* _INSTRUCTIONS TO FOLLOW_
Output the data that follows exactly, line for line.
>> Start
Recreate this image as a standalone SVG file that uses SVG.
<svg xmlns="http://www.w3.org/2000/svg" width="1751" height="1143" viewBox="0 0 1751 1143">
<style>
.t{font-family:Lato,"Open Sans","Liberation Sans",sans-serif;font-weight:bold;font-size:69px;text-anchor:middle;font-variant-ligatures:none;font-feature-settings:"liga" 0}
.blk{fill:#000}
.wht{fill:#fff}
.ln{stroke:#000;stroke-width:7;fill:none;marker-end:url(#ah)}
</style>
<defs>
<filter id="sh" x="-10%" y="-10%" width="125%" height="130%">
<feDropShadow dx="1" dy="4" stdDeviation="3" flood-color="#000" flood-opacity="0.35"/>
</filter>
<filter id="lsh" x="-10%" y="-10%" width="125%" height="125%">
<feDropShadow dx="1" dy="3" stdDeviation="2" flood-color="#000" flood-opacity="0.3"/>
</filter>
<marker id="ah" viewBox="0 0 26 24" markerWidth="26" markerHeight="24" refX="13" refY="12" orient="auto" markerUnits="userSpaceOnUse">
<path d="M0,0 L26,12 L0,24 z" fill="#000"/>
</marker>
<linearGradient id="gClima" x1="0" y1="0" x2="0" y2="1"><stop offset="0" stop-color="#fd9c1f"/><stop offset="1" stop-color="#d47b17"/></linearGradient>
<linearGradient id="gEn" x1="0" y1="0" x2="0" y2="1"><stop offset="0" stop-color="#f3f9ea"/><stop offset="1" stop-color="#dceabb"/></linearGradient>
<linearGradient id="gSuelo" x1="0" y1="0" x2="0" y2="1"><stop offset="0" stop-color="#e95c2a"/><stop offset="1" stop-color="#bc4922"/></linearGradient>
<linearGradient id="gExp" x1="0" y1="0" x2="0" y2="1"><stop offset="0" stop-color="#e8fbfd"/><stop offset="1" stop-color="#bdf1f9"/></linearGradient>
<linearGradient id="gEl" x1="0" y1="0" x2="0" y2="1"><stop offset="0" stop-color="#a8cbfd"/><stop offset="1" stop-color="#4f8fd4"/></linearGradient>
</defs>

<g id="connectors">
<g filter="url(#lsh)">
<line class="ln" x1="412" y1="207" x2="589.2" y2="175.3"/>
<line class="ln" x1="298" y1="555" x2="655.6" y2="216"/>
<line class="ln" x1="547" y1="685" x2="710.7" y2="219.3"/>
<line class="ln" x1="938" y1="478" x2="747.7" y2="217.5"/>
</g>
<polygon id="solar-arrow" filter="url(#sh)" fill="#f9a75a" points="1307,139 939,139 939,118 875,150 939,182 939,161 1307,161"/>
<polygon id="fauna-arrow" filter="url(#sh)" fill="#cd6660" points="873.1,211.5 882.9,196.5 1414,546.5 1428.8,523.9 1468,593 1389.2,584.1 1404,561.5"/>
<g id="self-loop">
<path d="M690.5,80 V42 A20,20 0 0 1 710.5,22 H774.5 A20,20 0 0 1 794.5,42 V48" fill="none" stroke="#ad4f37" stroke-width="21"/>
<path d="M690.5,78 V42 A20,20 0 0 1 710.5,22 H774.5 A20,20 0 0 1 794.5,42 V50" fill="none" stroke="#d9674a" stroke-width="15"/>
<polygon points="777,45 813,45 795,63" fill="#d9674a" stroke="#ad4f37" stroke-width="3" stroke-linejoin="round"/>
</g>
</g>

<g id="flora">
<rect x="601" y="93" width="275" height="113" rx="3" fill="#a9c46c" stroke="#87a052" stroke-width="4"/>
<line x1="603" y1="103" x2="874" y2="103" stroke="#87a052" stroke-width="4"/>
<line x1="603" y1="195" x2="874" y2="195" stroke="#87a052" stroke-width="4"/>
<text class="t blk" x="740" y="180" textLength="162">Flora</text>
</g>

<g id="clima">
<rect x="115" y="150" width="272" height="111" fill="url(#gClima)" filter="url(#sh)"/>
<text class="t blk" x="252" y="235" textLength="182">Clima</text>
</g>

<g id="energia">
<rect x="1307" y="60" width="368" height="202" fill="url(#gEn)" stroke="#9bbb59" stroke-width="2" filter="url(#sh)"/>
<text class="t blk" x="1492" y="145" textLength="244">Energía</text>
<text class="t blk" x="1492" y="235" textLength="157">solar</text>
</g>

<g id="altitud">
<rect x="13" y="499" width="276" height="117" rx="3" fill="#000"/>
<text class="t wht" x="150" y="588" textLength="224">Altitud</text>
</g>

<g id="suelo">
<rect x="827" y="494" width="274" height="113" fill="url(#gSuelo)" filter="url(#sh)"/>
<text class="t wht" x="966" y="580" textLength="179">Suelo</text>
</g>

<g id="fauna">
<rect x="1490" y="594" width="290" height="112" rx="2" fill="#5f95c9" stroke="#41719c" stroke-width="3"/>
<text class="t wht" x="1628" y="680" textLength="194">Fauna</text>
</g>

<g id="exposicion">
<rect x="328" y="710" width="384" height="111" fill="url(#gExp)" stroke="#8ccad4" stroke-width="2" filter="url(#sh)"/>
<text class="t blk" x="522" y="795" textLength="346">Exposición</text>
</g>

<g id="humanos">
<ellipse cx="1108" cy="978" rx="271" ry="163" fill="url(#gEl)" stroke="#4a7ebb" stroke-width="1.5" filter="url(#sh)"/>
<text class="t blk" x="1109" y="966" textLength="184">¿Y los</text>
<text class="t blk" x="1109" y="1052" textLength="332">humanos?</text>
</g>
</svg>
>> End
* _EXERCISE SOLUTION_
Recreate this image as a standalone SVG file that uses SVG.
<svg xmlns="http://www.w3.org/2000/svg" width="1751" height="1143" viewBox="0 0 1751 1143">
<style>
.t{font-family:Lato,"Open Sans","Liberation Sans",sans-serif;font-weight:bold;font-size:69px;text-anchor:middle;font-variant-ligatures:none;font-feature-settings:"liga" 0}
.blk{fill:#000}
.wht{fill:#fff}
.ln{stroke:#000;stroke-width:7;fill:none;marker-end:url(#ah)}
</style>
<defs>
<filter id="sh" x="-10%" y="-10%" width="125%" height="130%">
<feDropShadow dx="1" dy="4" stdDeviation="3" flood-color="#000" flood-opacity="0.35"/>
</filter>
<filter id="lsh" x="-10%" y="-10%" width="125%" height="125%">
<feDropShadow dx="1" dy="3" stdDeviation="2" flood-color="#000" flood-opacity="0.3"/>
</filter>
<marker id="ah" viewBox="0 0 26 24" markerWidth="26" markerHeight="24" refX="13" refY="12" orient="auto" markerUnits="userSpaceOnUse">
<path d="M0,0 L26,12 L0,24 z" fill="#000"/>
</marker>
<linearGradient id="gClima" x1="0" y1="0" x2="0" y2="1"><stop offset="0" stop-color="#fd9c1f"/><stop offset="1" stop-color="#d47b17"/></linearGradient>
<linearGradient id="gEn" x1="0" y1="0" x2="0" y2="1"><stop offset="0" stop-color="#f3f9ea"/><stop offset="1" stop-color="#dceabb"/></linearGradient>
<linearGradient id="gSuelo" x1="0" y1="0" x2="0" y2="1"><stop offset="0" stop-color="#e95c2a"/><stop offset="1" stop-color="#bc4922"/></linearGradient>
<linearGradient id="gExp" x1="0" y1="0" x2="0" y2="1"><stop offset="0" stop-color="#e8fbfd"/><stop offset="1" stop-color="#bdf1f9"/></linearGradient>
<linearGradient id="gEl" x1="0" y1="0" x2="0" y2="1"><stop offset="0" stop-color="#a8cbfd"/><stop offset="1" stop-color="#4f8fd4"/></linearGradient>
</defs>

<g id="connectors">
<g filter="url(#lsh)">
<line class="ln" x1="412" y1="207" x2="589.2" y2="175.3"/>
<line class="ln" x1="298" y1="555" x2="655.6" y2="216"/>
<line class="ln" x1="547" y1="685" x2="710.7" y2="219.3"/>
<line class="ln" x1="938" y1="478" x2="747.7" y2="217.5"/>
</g>
<polygon id="solar-arrow" filter="url(#sh)" fill="#f9a75a" points="1307,139 939,139 939,118 875,150 939,182 939,161 1307,161"/>
<polygon id="fauna-arrow" filter="url(#sh)" fill="#cd6660" points="873.1,211.5 882.9,196.5 1414,546.5 1428.8,523.9 1468,593 1389.2,584.1 1404,561.5"/>
<g id="self-loop">
<path d="M690.5,80 V42 A20,20 0 0 1 710.5,22 H774.5 A20,20 0 0 1 794.5,42 V48" fill="none" stroke="#ad4f37" stroke-width="21"/>
<path d="M690.5,78 V42 A20,20 0 0 1 710.5,22 H774.5 A20,20 0 0 1 794.5,42 V50" fill="none" stroke="#d9674a" stroke-width="15"/>
<polygon points="777,45 813,45 795,63" fill="#d9674a" stroke="#ad4f37" stroke-width="3" stroke-linejoin="round"/>
</g>
</g>

<g id="flora">
<rect x="601" y="93" width="275" height="113" rx="3" fill="#a9c46c" stroke="#87a052" stroke-width="4"/>
<line x1="603" y1="103" x2="874" y2="103" stroke="#87a052" stroke-width="4"/>
<line x1="603" y1="195" x2="874" y2="195" stroke="#87a052" stroke-width="4"/>
<text class="t blk" x="740" y="180" textLength="162">Flora</text>
</g>

<g id="clima">
<rect x="115" y="150" width="272" height="111" fill="url(#gClima)" filter="url(#sh)"/>
<text class="t blk" x="252" y="235" textLength="182">Clima</text>
</g>

<g id="energia">
<rect x="1307" y="60" width="368" height="202" fill="url(#gEn)" stroke="#9bbb59" stroke-width="2" filter="url(#sh)"/>
<text class="t blk" x="1492" y="145" textLength="244">Energía</text>
<text class="t blk" x="1492" y="235" textLength="157">solar</text>
</g>

<g id="altitud">
<rect x="13" y="499" width="276" height="117" rx="3" fill="#000"/>
<text class="t wht" x="150" y="588" textLength="224">Altitud</text>
</g>

<g id="suelo">
<rect x="827" y="494" width="274" height="113" fill="url(#gSuelo)" filter="url(#sh)"/>
<text class="t wht" x="966" y="580" textLength="179">Suelo</text>
</g>

<g id="fauna">
<rect x="1490" y="594" width="290" height="112" rx="2" fill="#5f95c9" stroke="#41719c" stroke-width="3"/>
<text class="t wht" x="1628" y="680" textLength="194">Fauna</text>
</g>

<g id="exposicion">
<rect x="328" y="710" width="384" height="111" fill="url(#gExp)" stroke="#8ccad4" stroke-width="2" filter="url(#sh)"/>
<text class="t blk" x="522" y="795" textLength="346">Exposición</text>
</g>

<g id="humanos">
<ellipse cx="1108" cy="978" rx="271" ry="163" fill="url(#gEl)" stroke="#4a7ebb" stroke-width="1.5" filter="url(#sh)"/>
<text class="t blk" x="1109" y="966" textLength="184">¿Y los</text>
<text class="t blk" x="1109" y="1052" textLength="332">humanos?</text>
</g>
</svg>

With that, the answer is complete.